GIVEN TASK: Can you write out all the lines word for word, with no pictures?

+---+

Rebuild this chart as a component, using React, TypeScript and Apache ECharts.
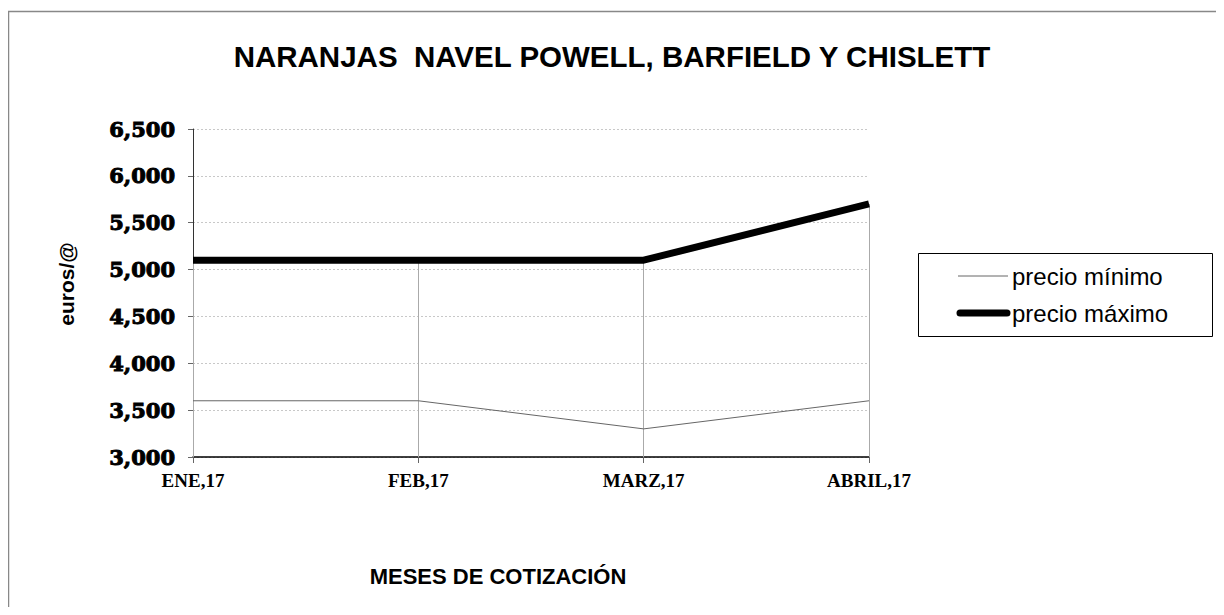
import React, { useEffect, useRef } from "react";
import * as echarts from "echarts";

const categories = ["ENE,17", "FEB,17", "MARZ,17", "ABRIL,17"];
const precioMinimo = [3.6, 3.6, 3.3, 3.6];
const precioMaximo = [5.1, 5.1, 5.1, 5.7];
const seriesNames = ["precio mínimo", "precio máximo"];
const yMin = 3;
const yMax = 6.5;
const yStep = 0.5;

export default function App() {
  const ref = useRef<HTMLDivElement>(null);
  useEffect(() => {
    if (!ref.current) return;
    const chart = echarts.init(ref.current, null, { renderer: "svg" });
    const dropLines = categories.map((c, i) => [
      { coord: [c, precioMaximo[i]] },
      { coord: [c, yMin] },
    ]);
    const sans = "Liberation Sans, Arial, sans-serif";
    chart.setOption({
      animation: false,
      backgroundColor: "#ffffff",
      title: {
        text: "NARANJAS  NAVEL POWELL, BARFIELD Y CHISLETT",
        left: "center",
        top: 28,
        textStyle: {
          fontFamily: sans,
          fontWeight: "bold",
          fontSize: 29.5,
          color: "#000",
        },
      },
      grid: { left: 185, top: 121, right: 347, bottom: 150 },
      xAxis: {
        type: "category",
        data: categories,
        boundaryGap: false,
        axisLine: { lineStyle: { color: "#000", width: 1.5 } },
        axisTick: { show: true, length: 6, lineStyle: { color: "#666" } },
        axisLabel: {
          fontFamily: "Liberation Serif, Times New Roman, serif",
          fontWeight: "bold",
          fontSize: 19,
          color: "#000",
          margin: 14,
        },
        splitLine: { show: false },
      },
      yAxis: {
        type: "value",
        min: yMin,
        max: yMax,
        interval: yStep,
        axisLine: { show: true, lineStyle: { color: "#333", width: 1 } },
        axisTick: { show: true, length: 5, lineStyle: { color: "#666" } },
        axisLabel: {
          fontFamily: "DejaVu Serif, serif",
          fontWeight: "bold",
          fontSize: 21,
          color: "#000",
          textBorderColor: "#000",
          textBorderWidth: 1,
          margin: 18,
          formatter: (v: number) => v.toFixed(3).replace(".", ","),
        },
        splitLine: {
          show: true,
          lineStyle: { color: "#c8c8c8", type: [2, 2], width: 1 },
        },
      },
      graphic: [
        {
          type: "rect",
          shape: { x: 0.5, y: 3.5, width: 1400, height: 800 },
          style: { fill: "none", stroke: "#888", lineWidth: 1.5 },
          silent: true,
          z: -1,
        },
        {
          type: "rect",
          shape: { x: 910.5, y: 245.5, width: 294, height: 83 },
          style: { fill: "none", stroke: "#000", lineWidth: 1 },
          silent: true,
        },
        {
          type: "line",
          shape: { x1: 950, y1: 268, x2: 1000, y2: 268 },
          style: { stroke: "#666", lineWidth: 1 },
          silent: true,
        },
        {
          type: "text",
          x: 1004,
          y: 268,
          style: {
            text: seriesNames[0],
            fontFamily: sans,
            fontSize: 24,
            fill: "#000",
            align: "left",
            verticalAlign: "middle",
          },
        },
        {
          type: "line",
          shape: { x1: 952, y1: 305, x2: 999, y2: 305 },
          style: { stroke: "#000", lineWidth: 7, lineCap: "round" },
          silent: true,
        },
        {
          type: "text",
          x: 1004,
          y: 305,
          style: {
            text: seriesNames[1],
            fontFamily: sans,
            fontSize: 24,
            fill: "#000",
            align: "left",
            verticalAlign: "middle",
          },
        },
        {
          type: "text",
          x: 58,
          y: 276,
          rotation: Math.PI / 2,
          style: {
            text: "euros/@",
            fontFamily: sans,
            fontWeight: "bold",
            fontSize: 21,
            fill: "#000",
            align: "center",
            verticalAlign: "middle",
          },
        },
        {
          type: "text",
          x: 490,
          y: 568,
          style: {
            text: "MESES DE COTIZACIÓN",
            fontFamily: sans,
            fontWeight: "bold",
            fontSize: 22,
            fill: "#000",
            align: "center",
            verticalAlign: "middle",
          },
        },
      ],
      series: [
        {
          name: seriesNames[0],
          type: "line",
          data: precioMinimo,
          symbol: "none",
          lineStyle: { color: "#666", width: 1 },
          itemStyle: { color: "#666" },
          z: 3,
        },
        {
          name: seriesNames[1],
          type: "line",
          data: precioMaximo,
          symbol: "none",
          lineStyle: { color: "#000", width: 7 },
          itemStyle: { color: "#000" },
          z: 4,
          markLine: {
            silent: true,
            symbol: "none",
            label: { show: false },
            lineStyle: { color: "#aaa", width: 1, type: "solid" },
            data: dropLines,
            z: 1,
          },
        },
      ],
    });
    return () => chart.dispose();
  }, []);
  return <div ref={ref} style={{ width: 1208, height: 599 }} />;
}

+---+

OUTPUT OF THE EXERCISE:
Rebuild this chart as a component, using React, TypeScript and Apache ECharts.
import React, { useEffect, useRef } from "react";
import * as echarts from "echarts";

const categories = ["ENE,17", "FEB,17", "MARZ,17", "ABRIL,17"];
const precioMinimo = [3.6, 3.6, 3.3, 3.6];
const precioMaximo = [5.1, 5.1, 5.1, 5.7];
const seriesNames = ["precio mínimo", "precio máximo"];
const yMin = 3;
const yMax = 6.5;
const yStep = 0.5;

export default function App() {
  const ref = useRef<HTMLDivElement>(null);
  useEffect(() => {
    if (!ref.current) return;
    const chart = echarts.init(ref.current, null, { renderer: "svg" });
    const dropLines = categories.map((c, i) => [
      { coord: [c, precioMaximo[i]] },
      { coord: [c, yMin] },
    ]);
    const sans = "Liberation Sans, Arial, sans-serif";
    chart.setOption({
      animation: false,
      backgroundColor: "#ffffff",
      title: {
        text: "NARANJAS  NAVEL POWELL, BARFIELD Y CHISLETT",
        left: "center",
        top: 28,
        textStyle: {
          fontFamily: sans,
          fontWeight: "bold",
          fontSize: 29.5,
          color: "#000",
        },
      },
      grid: { left: 185, top: 121, right: 347, bottom: 150 },
      xAxis: {
        type: "category",
        data: categories,
        boundaryGap: false,
        axisLine: { lineStyle: { color: "#000", width: 1.5 } },
        axisTick: { show: true, length: 6, lineStyle: { color: "#666" } },
        axisLabel: {
          fontFamily: "Liberation Serif, Times New Roman, serif",
          fontWeight: "bold",
          fontSize: 19,
          color: "#000",
          margin: 14,
        },
        splitLine: { show: false },
      },
      yAxis: {
        type: "value",
        min: yMin,
        max: yMax,
        interval: yStep,
        axisLine: { show: true, lineStyle: { color: "#333", width: 1 } },
        axisTick: { show: true, length: 5, lineStyle: { color: "#666" } },
        axisLabel: {
          fontFamily: "DejaVu Serif, serif",
          fontWeight: "bold",
          fontSize: 21,
          color: "#000",
          textBorderColor: "#000",
          textBorderWidth: 1,
          margin: 18,
          formatter: (v: number) => v.toFixed(3).replace(".", ","),
        },
        splitLine: {
          show: true,
          lineStyle: { color: "#c8c8c8", type: [2, 2], width: 1 },
        },
      },
      graphic: [
        {
          type: "rect",
          shape: { x: 0.5, y: 3.5, width: 1400, height: 800 },
          style: { fill: "none", stroke: "#888", lineWidth: 1.5 },
          silent: true,
          z: -1,
        },
        {
          type: "rect",
          shape: { x: 910.5, y: 245.5, width: 294, height: 83 },
          style: { fill: "none", stroke: "#000", lineWidth: 1 },
          silent: true,
        },
        {
          type: "line",
          shape: { x1: 950, y1: 268, x2: 1000, y2: 268 },
          style: { stroke: "#666", lineWidth: 1 },
          silent: true,
        },
        {
          type: "text",
          x: 1004,
          y: 268,
          style: {
            text: seriesNames[0],
            fontFamily: sans,
            fontSize: 24,
            fill: "#000",
            align: "left",
            verticalAlign: "middle",
          },
        },
        {
          type: "line",
          shape: { x1: 952, y1: 305, x2: 999, y2: 305 },
          style: { stroke: "#000", lineWidth: 7, lineCap: "round" },
          silent: true,
        },
        {
          type: "text",
          x: 1004,
          y: 305,
          style: {
            text: seriesNames[1],
            fontFamily: sans,
            fontSize: 24,
            fill: "#000",
            align: "left",
            verticalAlign: "middle",
          },
        },
        {
          type: "text",
          x: 58,
          y: 276,
          rotation: Math.PI / 2,
          style: {
            text: "euros/@",
            fontFamily: sans,
            fontWeight: "bold",
            fontSize: 21,
            fill: "#000",
            align: "center",
            verticalAlign: "middle",
          },
        },
        {
          type: "text",
          x: 490,
          y: 568,
          style: {
            text: "MESES DE COTIZACIÓN",
            fontFamily: sans,
            fontWeight: "bold",
            fontSize: 22,
            fill: "#000",
            align: "center",
            verticalAlign: "middle",
          },
        },
      ],
      series: [
        {
          name: seriesNames[0],
          type: "line",
          data: precioMinimo,
          symbol: "none",
          lineStyle: { color: "#666", width: 1 },
          itemStyle: { color: "#666" },
          z: 3,
        },
        {
          name: seriesNames[1],
          type: "line",
          data: precioMaximo,
          symbol: "none",
          lineStyle: { color: "#000", width: 7 },
          itemStyle: { color: "#000" },
          z: 4,
          markLine: {
            silent: true,
            symbol: "none",
            label: { show: false },
            lineStyle: { color: "#aaa", width: 1, type: "solid" },
            data: dropLines,
            z: 1,
          },
        },
      ],
    });
    return () => chart.dispose();
  }, []);
  return <div ref={ref} style={{ width: 1208, height: 599 }} />;
}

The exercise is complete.